Later, my husband put me in therapy. And as the memories that I'd stuffed so deep inside my soul came flooding back, memories of my father, loving me "in that special way" that was "our little secret" and feelings that my very intelligent and intuitive mother somehow knew but did nothing to help me, my ex-husband never left my side. He never judged me, just held me tight and promised that no one would ever hurt me again. I could see it in his eyes, that if my father hadn't been shot and killed in front of me when I was 14, he would have killed him himself. For that, I will love my ex-husband all the days of my life.
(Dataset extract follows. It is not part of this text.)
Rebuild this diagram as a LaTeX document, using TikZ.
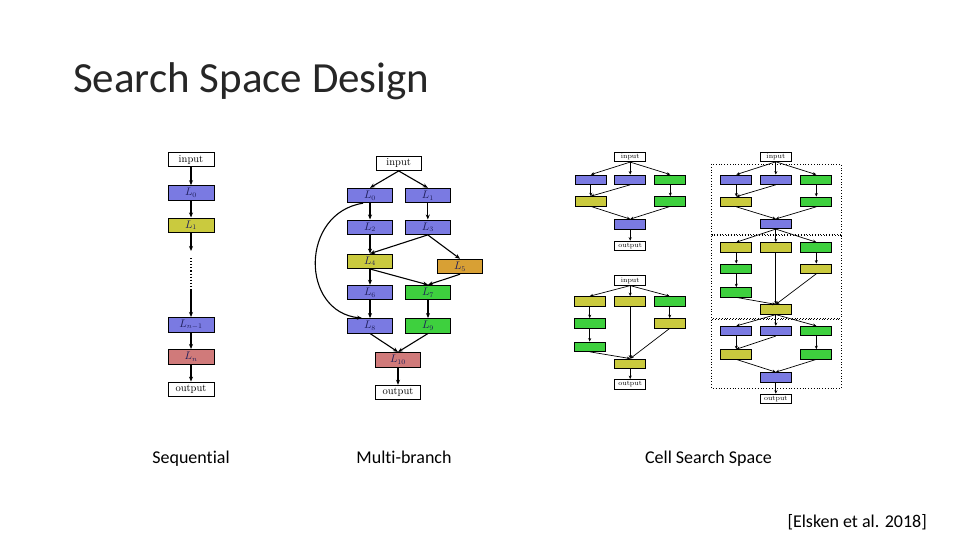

To know me back then was to think that I'd never had a bad day. That I'd had the most normal and loving childhood imaginable. That I didn't have a mother who found so much happiness in saying things like, "The first thing my cousin Roy said when he laid eyes on you was that you looked just like Jimmy Durante with that giant nose of yours." And when I was 12, she told me that I wasn't a pretty girl, but I was a funny girl and that if I were good in bed that maybe I'd be lucky enough to get a man and keep him. When I was 16, I kissed her good-bye in front of my date, Brad, and she said loud enough for him to hear, "You smell like a cheap whore." I tried not to cry as Brad walked me to the car with his arm protectively around my shoulders. In my early 20s, she told me that maybe her marriage to my father would have worked if I hadn't been "givin' him a little on the side." In my late 20s, she told me that I had stretch marks that looked like lightning bolts all over and that I should consider never wearing a two-piece bathing suit again. In my 30s, she told me that I had a big, fat ass and that I was starting to look like LaToya Jackson with all the work I'd had done on my face.


At 37, I no longer have a relationship with my mother. I know that she would say, "You only remember the bad stuff, why can't you ever talk about the good stuff?" And she is right. There was some good stuff in the mix. It's the reason I've been able to become the woman I am today. For the "good stuff" I am grateful to her and will always love her, even though I no longer like her.


It has taken me most of my adult life to repair the damage that she and my father caused. Damage that has cost thousands of dollars in therapy and plastic surgery to try to reverse. You see, by the time I was 30, I was like a quilt, I had had so many stitches. Externally and internally. Internally, as I kept on stitching back together my little broken heart. And externally, as I kept going to the plastic surgeon hoping that if he could just transform my outsides, that somehow, miraculously, my insides would change to match. I mistakenly thought that if I were pretty, I'd be happy. Pretty people are always happy, aren't they? No. They aren't.


What I've come to find out on this long journey is that beauty, confidence, sex appeal—all of it shines from the inside out, not the outside in. We are all products of our environment, we cannot change where we came from or the pain we suffered along the way. But we can grow to learn that the past does not have to dictate who we become. We control our own destiny.


So, to those of you who thought enough of me to vote for me as "Sexiest Las Vegan," I thank you from the bottom of my heart. I thank you for seeing in me what I have only recently been able to see in myself: that sharing from the heart, caring about the world around me and the people in it, giving without expecting anything in return, being real and never giving up hope can indeed take a scared, sad little girl and help transform her into one sexy bitch!